# Picture of me and my friends deer...



## mh454 (Jul 2, 2004)

My deer is on the right and my friends is on the left (both taken in 3A2). I'm debating on whether or not if I want to mount mine (neck up) for $275. Is the biggest deer I've ever gotten and is very nice looking overall (square and symmetrical). What do you guys think?


----------



## Maverick (Mar 4, 2002)

Biggest deer I have taken is on the wall........


----------



## LOSTINTHEWOODS (Nov 4, 2004)

I would mount it in a heartbeat. I like the forked G2. $275 is nothing compared to the stories you will tell everytime someone new comes to the house and see's him. > Beautiful deer.


----------



## mallardhunter (May 15, 2004)

Wow, nice deer. :beer:


----------



## njsimonson (Sep 24, 2002)

Nah...don't mount him. Put him back to get bigger for another day 

OF COURSE! You can always get more money!


----------



## Remmi_&amp;_I (Dec 2, 2003)

Awesome deer for both of you!

I would definately mount it! :beer:


----------



## Remmi_&amp;_I (Dec 2, 2003)

By the way, what game farm did you shoot those in? Was the fence 8 or 10 feet high around it? You can't hardly make out the marks on their necks from the collars where they were tied to the trees! :rollin:


----------



## fishhook (Aug 29, 2002)

It all depends on what a trophy is to you. I personally would do a high quality horn mount, but not a head mount. Very nice buck, but not a monster. You might shoot a bigger one next year. All depends on how much you get to hunt and what personal value you put on the buck. I'm guessing it's about 16-17 inches wide with 8 inch or so tines. And remember, it will shrink some.

Very nice deer, but chances are you will shoot a larger one in your lifetime. But if your dying to have a head mount it would be definately be large enough for that.

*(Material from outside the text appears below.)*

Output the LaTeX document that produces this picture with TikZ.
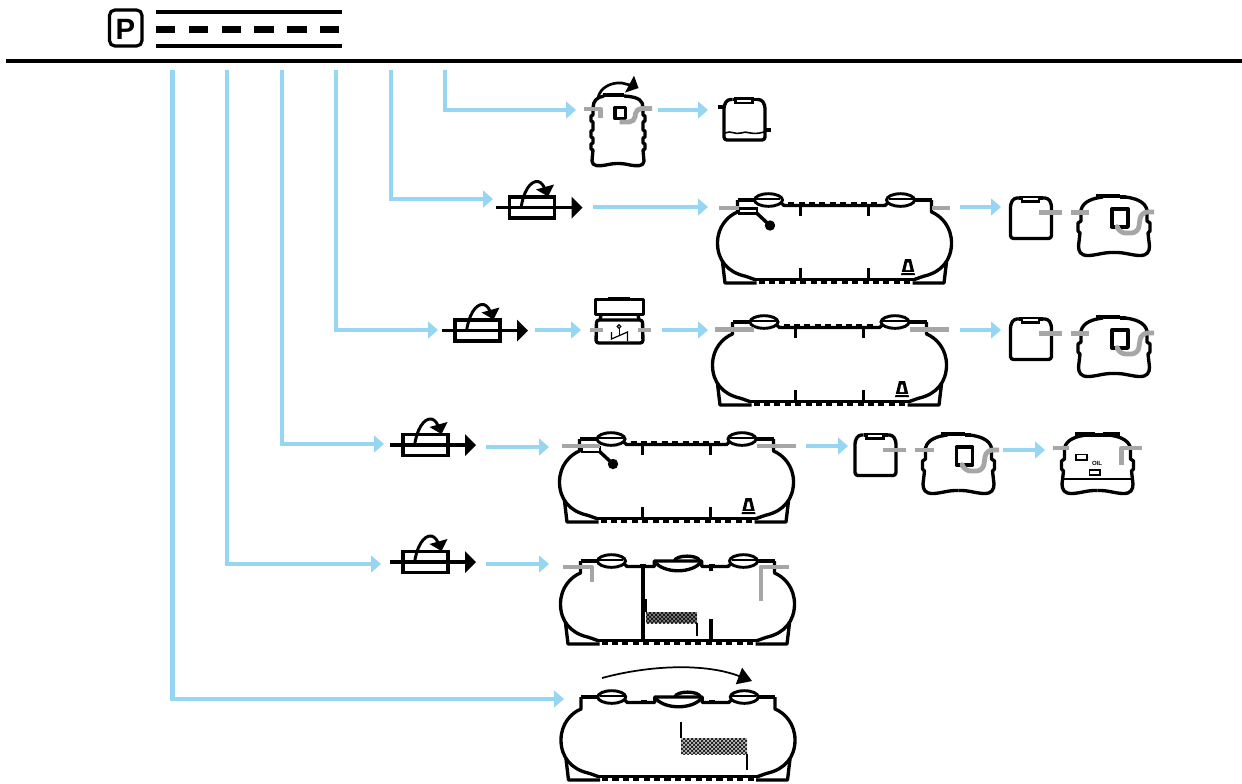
\documentclass[tikz,border=0pt]{standalone}
\usepackage{xcolor}
\usepackage{fontspec}
\setsansfont{Liberation Sans}
\usetikzlibrary{arrows.meta, patterns}
\definecolor{flowblue}{HTML}{97D6F3}
\definecolor{pipegray}{HTML}{A6A6A6}
\tikzset{
  tk/.style={line width=2.5pt, line join=round},
  thn/.style={line width=0.9pt},
  pipe/.style={pipegray, line width=3.6pt, line join=round},
  flow/.style={flowblue, line width=3.2pt, -{Triangle[length=7.5pt, width=12.5pt]}},
  teeth/.style={line width=2.6pt, dash pattern=on 4.6pt off 3.2pt},
  tankbody/.pic={
    \foreach \s in {-1,1} {
      \begin{scope}[xscale=\s]
        \draw[tk] (-97,0) -- (-80,0);
        \draw[tk] (-97,0) -- (-97,12) .. controls (-107,16) and (-117,27) .. (-117,43) .. controls (-117,60) and (-107,72) .. (-90,76) .. controls (-86,77) and (-82,79) .. (-78,80);
        \draw[tk] (-112,62) -- (-109.5,83) -- (-78,83);
      \end{scope}
    }
    \draw[tk] (-80,79.5) -- (80,79.5);
    \draw[teeth] (-76,82) -- (76,82);
  },
  dome/.pic={
    \draw[line width=2.2pt, fill=white] (0,0) ellipse (14 and 6.3);
    \draw[line width=1.1pt] (-12,-1) -- (12,-1);
  },
  tanktwo/.pic={
    \pic {tankbody};
    \draw[tk] (-54,2) -- (-50,5.5) -- (50,5.5) -- (54,2);
    \draw[teeth] (-46,3.5) -- (46,3.5);
    \foreach \s in {-34,34} {
      \draw[tk] (\s,5) -- (\s,16);
      \draw[tk] (\s,68) -- (\s,80);
    }
    \pic at (-65.5,0) {dome};
    \pic at (65.5,0) {dome};
  },
  tankthree/.pic={
    \pic {tankbody};
    \draw[tk] (-54,2) -- (-50,5.5) -- (-23,5.5) -- (-23,0) -- (24,0) -- (24,5.5) -- (50,5.5) -- (54,2);
    \draw[tk] (-23,0) .. controls (-15,13) and (16,13) .. (24,0);
    \draw[tk] (-3,0) .. controls (-2,-6.5) and (21,-6.5) .. (22,0);
    \fill (-37,2.5) rectangle (-31,7);
    \fill (31,2.5) rectangle (37,7);
    \pic at (-65.5,0) {dome};
    \pic at (65.5,0) {dome};
  },
  float/.pic={
    \fill[white] (0,0) rectangle (18,5);
    \draw[line width=1.9pt] (0,0) rectangle (18,5);
    \draw[line width=2.6pt] (17,4) -- (31,17);
    \fill (31,17) circle (5.2);
  },
  cone/.pic={
    \fill (-7,8) -- (-3,-8) -- (3,-8) -- (7,8) -- cycle;
    \fill[white] (-2.4,3) -- (-0.8,-4.5) -- (0.8,-4.5) -- (2.4,3) -- cycle;
    \fill[white] (-7,5) rectangle (7,5.8);
  },
  gate/.pic={
    \draw[line width=2.4pt] (-22.5,-10.5) rectangle (22.5,10.5);
    \draw[line width=2.4pt] (-36,0) -- (42,0);
    \fill (39.5,-11) -- (50.5,0) -- (39.5,11) -- cycle;
    \draw[line width=2.2pt] (-11,1) .. controls (-9,-15) and (-2,-27) .. (6,-26) .. controls (10,-25) and (12,-21) .. (13,-18);
    \fill (4,-18) -- (22,-23) -- (16,-11) -- cycle;
  },
  canbox/.pic={
    \draw[tk, rounded corners=2.2pt] (-12,1) -- (-17,1) -- (-20.5,7) -- (-20.5,41.5) -- (20.5,41.5) -- (20.5,7) -- (17,1) -- (12,1);
    \draw[tk] (-12,1) -- (12,1);
    \draw[line width=1.7pt, fill=white] (-9,0) rectangle (8,4.5);
  },
  servetank/.pic={
    \foreach \s in {-1,1} {
      \begin{scope}[xscale=\s]
        \draw[tk] (-11,3) .. controls (-20,4) and (-31,7) .. (-33,16) -- (-33,27) -- (-36,29) -- (-36,37) -- (-34,39) -- (-35.5,52) .. controls (-35.5,58) and (-33,61.5) .. (-26,61.5) .. controls (-18,61.5) and (-10,58) .. (0,58.5);
      \end{scope}
    }
  },
  cupboard/.pic={
    \pic {servetank};
    \draw[line width=3.6pt] (-18,2) -- (6,2);
    \draw[tk] (6,3) -- (12,3);
    \draw[tk] (-2,15) rectangle (14,33);
  }
}
\begin{document}
\begin{tikzpicture}[x=0.75pt, y=-0.75pt]
  \useasboundingbox (0,0) rectangle (1242,783);
  \fill[white] (0,0) rectangle (1242,783);

  \draw[line width=2.4pt, rounded corners=4pt] (109.5,10) rectangle (142,46);
  \node[font=\sffamily\bfseries\fontsize{22}{22}\selectfont, inner sep=0pt] (parking) at (125.5,29) {P};
  \draw[line width=2.4pt] (156,12) -- (342,12);
  \draw[line width=2.4pt] (156,46) -- (342,46);
  \draw[line width=4.6pt, dash pattern=on 14.6pt off 10pt] (156,29.5) -- (342,29.5);
  \draw[line width=2.7pt] (6,61) -- (1242,61);

  \foreach \n/\px in {a/445,b/391,c/336.3,d/281.7,e/227,f/172.6} {
    \coordinate (top\n) at (\px,70);
  }
  \coordinate (slimin) at (576,110);
  \coordinate (gateb) at (493,199);
  \coordinate (gatec) at (438,330);
  \coordinate (gated) at (384,444);
  \coordinate (gatee) at (381,564);
  \coordinate (tankf) at (564,699);
  \draw[flow] (topa) |- (slimin);
  \draw[flow] (topb) |- (gateb);
  \draw[flow] (topc) |- (gatec);
  \draw[flow] (topd) |- (gated);
  \draw[flow] (tope) |- (gatee);
  \draw[flow] (topf) |- (tankf);

  \foreach \xa/\xb/\y [count=\i] in {658/708/110, 593/708/207, 960/1001/207, 535/581/330, 662/708/330, 960/1001/330, 486/549/447, 806/848/446, 1003/1045/450, 486/549/564} {
    \coordinate (fa\i) at (\xa,\y);
    \coordinate (fb\i) at (\xb,\y);
    \draw[flow] (fa\i) -- (fb\i);
  }

  % slim tank
  \draw[tk] (604,96) .. controls (597,97) and (593,101) .. (593,108) -- (593,115) -- (591,116) -- (591,121) -- (593,122) -- (593,130) -- (591,131) -- (591,137) -- (593,138) -- (593,143) -- (591,144) -- (591,149) -- (593,150) -- (592,161) .. controls (592,167) and (600,166) .. (606,165) .. controls (614,163) and (622,163) .. (630,165) .. controls (636,166) and (644,167) .. (644,161) -- (643,150) -- (645,149) -- (645,144) -- (643,143) -- (643,138) -- (645,137) -- (645,131) -- (643,130) -- (643,122) -- (645,121) -- (645,116) -- (643,115) -- (643,108) .. controls (643,101) and (640,97) .. (624,96);
  \draw[line width=3.2pt] (603,95) -- (624,95);
  \draw[tk] (615,107.5) rectangle (625.5,118.5);
  \draw[pipe] (584,109) -- (600.5,109) -- (600.5,118);
  \draw[pipe, rounded corners=4pt] (652,108.5) -- (636,108.5) -- (634.5,122) -- (619.5,122);
  \draw[line width=2pt] (598,98) .. controls (600,87) and (612,82) .. (622,83) -- (630,85);
  \fill (634,75.7) -- (638.5,88) -- (625,92.5) -- cycle;

  \pic at (744.5,98.5) {canbox};
  \draw[line width=3pt] (718,106.5) -- (725,106.5);
  \draw[line width=3pt] (764,130) -- (771,130);
  \draw[line width=1.2pt] (725,133) .. controls (731,130) and (735,135) .. (741,133) .. controls (747,130) and (751,136) .. (764,132);

  % second row
  \pic at (532,207.5) {gate};
  \pic[xscale=1.008] at (834.5,200) {tanktwo};
  \pic at (739,208.5) {float};
  \pic at (908,267) {cone};
  \draw[pipe] (719,208) -- (739,208);
  \draw[pipe] (932,208) -- (950,208);
  \pic at (1031,197) {canbox};
  \pic at (1114,194) {cupboard};
  \draw[pipe] (1039,212.5) -- (1062,212.5);
  \draw[pipe] (1071,212.5) -- (1089,212.5);
  \draw[pipe, rounded corners=5pt] (1154,212) -- (1141,212) -- (1138,233) -- (1119,233) -- (1118,229.5);

  % third row
  \pic at (477.5,330.5) {gate};
  \draw[tk] (595.5,299.5) rectangle (643.5,314.5);
  \draw[line width=3pt] (608,298.5) -- (630,298.5);
  \draw[tk] (601,315) -- (600,320);
  \draw[tk] (638,315) -- (639,320);
  \draw[tk, rounded corners=2pt] (596.5,320) -- (642.5,320) -- (643,343) -- (596,343) -- cycle;
  \draw[pipe] (590,330) -- (603,330);
  \draw[pipe] (638,330) -- (651,330);
  \draw[line width=0.9pt] (611.5,332) -- (611.5,339) -- (627.5,332) -- (627.5,341);
  \draw[line width=0.7pt] (619,328) -- (619,336);
  \draw[line width=0.7pt, fill=pipegray] (619,326.5) circle (1.9);
  \pic at (829.5,322) {tanktwo};
  \pic at (902,389) {cone};
  \draw[pipe] (715,329.5) -- (754,329.5);
  \draw[pipe] (910,329.5) -- (949,329.5);
  \pic at (1031,318) {canbox};
  \pic at (1114,315) {cupboard};
  \draw[pipe] (1039,333.5) -- (1062,333.5);
  \draw[pipe] (1071,333.5) -- (1089,333.5);
  \draw[pipe, rounded corners=5pt] (1154,333) -- (1141,333) -- (1138,354) -- (1119,354) -- (1118,350.5);

  % fourth row
  \pic at (425.5,445) {gate};
  \pic at (676.5,439) {tanktwo};
  \pic at (582,447) {float};
  \pic at (748.5,506) {cone};
  \draw[pipe] (562,446) -- (600,446);
  \draw[pipe] (757,446) -- (796,446);
  \pic at (875.5,434) {canbox};
  \pic at (958.5,432) {cupboard};
  \draw[pipe] (883,450) -- (906,450);
  \draw[pipe] (915,450) -- (934,450);
  \draw[pipe, rounded corners=5pt] (999,450) -- (986,450) -- (983,471) -- (964,471) -- (963,467.5);
  \pic at (1097.5,432) {servetank};
  \draw[line width=3.6pt] (1075,434.5) -- (1095,434.5);
  \draw[line width=3.6pt] (1103,434.5) -- (1120,434.5);
  \draw[tk] (1095,435) -- (1103,435);
  \draw[thn] (1063,479) -- (1132,479);
  \draw[line width=0.8pt] (1076,454.5) rectangle (1087,460);
  \draw[line width=0.8pt] (1089.5,470) rectangle (1100,475);
  \node[font=\sffamily\bfseries\fontsize{4.5}{5}\selectfont, inner sep=0pt] (oil) at (1097,463.5) {OIL};
  \draw[pipe] (1053,448) -- (1069,448);
  \draw[pipe] (1142,448) -- (1121.5,448) -- (1121.5,465);

  % fifth row
  \pic at (425.5,562) {gate};
  \pic[xscale=1.008] at (677.5,561) {tankthree};
  \draw[tk] (643,566) -- (643,642);
  \draw[tk] (711,566) -- (711,571);
  \draw[tk] (711,619) -- (711,642);
  \fill[black!50] (646,612) rectangle (697,623);
  \fill[pattern=crosshatch, pattern color=black] (646,612) rectangle (697,623);
  \draw[line width=0.8pt] (646,599) -- (646,612);
  \draw[line width=0.8pt] (697,623) -- (697,636);
  \draw[pipe] (563,567) -- (592,567) -- (592,582);
  \draw[pipe] (789,567) -- (761,567) -- (761,601);

  % sixth row
  \pic[xscale=1.012] at (678,697) {tankthree};
  \fill[black!25] (681,738) rectangle (747,754);
  \fill[pattern=crosshatch, pattern color=black] (681,738) rectangle (747,754);
  \draw[line width=0.9pt] (681,722) -- (681,738);
  \draw[line width=0.9pt] (747,754) -- (747,770);
  \coordinate (bendin) at (602,678);
  \coordinate (bendout) at (752,681);
  \draw[line width=1.3pt, -{Triangle[length=10.5pt, width=13pt]}] (bendin) .. controls (650,665) and (705,663) .. (bendout);
\end{tikzpicture}
\end{document}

If i can get a shot at the one i saw last weekend he's going on the wall, no questions. But i fear it was a one chance deal, as i don't think he'll leave the refuge again. He's about 24-25 inches wide with probably 13 inch tines.....a hog. Never did get a shot at him, he slipped me while i was waiting for him to bed down and darted for the refuge. I was pretty dissapointed for a few days. I had a shot at what i would estimate 400 yards....i maybe should have taken it...it was a calm morning and my gun is pretty accurate. I thought he would bed down in a small dried up slough so i let him be...and he darted....but oh well, thats hunting.


----------



## Ryan.Anderson (Oct 12, 2004)

If you have the money, mount it. If you don't have the money, you can allways waite till you do and put a cape from a different deer on it for the mount. Thats what my grandpa did for his 31 inch muley. I prefer to have the original cape on the mount myself though. I shot a muley that scores about 165 this season and I'm having somewhat of the same debate as you are. I allready have a muley on the wall that scores arround 150. I really don't have the money seeing as how I have a whitetail mount comming in and an albino pheasant to pay off yet too. But this could be the largest deer I'll ever get. You never know. Pluss he has a really nice scar below one of his eyes, so I'd like to use this cape.


----------



## Ryan.Anderson (Oct 12, 2004)

Sorry, forgot to say thats a heck of a deer. If I had the oppotunity to look both of those deer over standing next to each other, I'm pretty sure I'd take the one you shot due to the character of the horns and the fact that the horns are heavier.


----------



## jmmshadow (Oct 31, 2002)

hey ryan, do you got a picture of your muley??


----------



## Ryan.Anderson (Oct 12, 2004)

Yeah Jim. I just scanned some onto the computer at school and emailed them to myself. Now all I have to do is figure out how to put a picture on this site.


----------



## DeltaBoy (Mar 4, 2004)

I mounted my biggest buck... I will mount another if I shoot one bigger!

.02

Congrats! It's something worth the money, if the taxidermist does quality work. :wink:


----------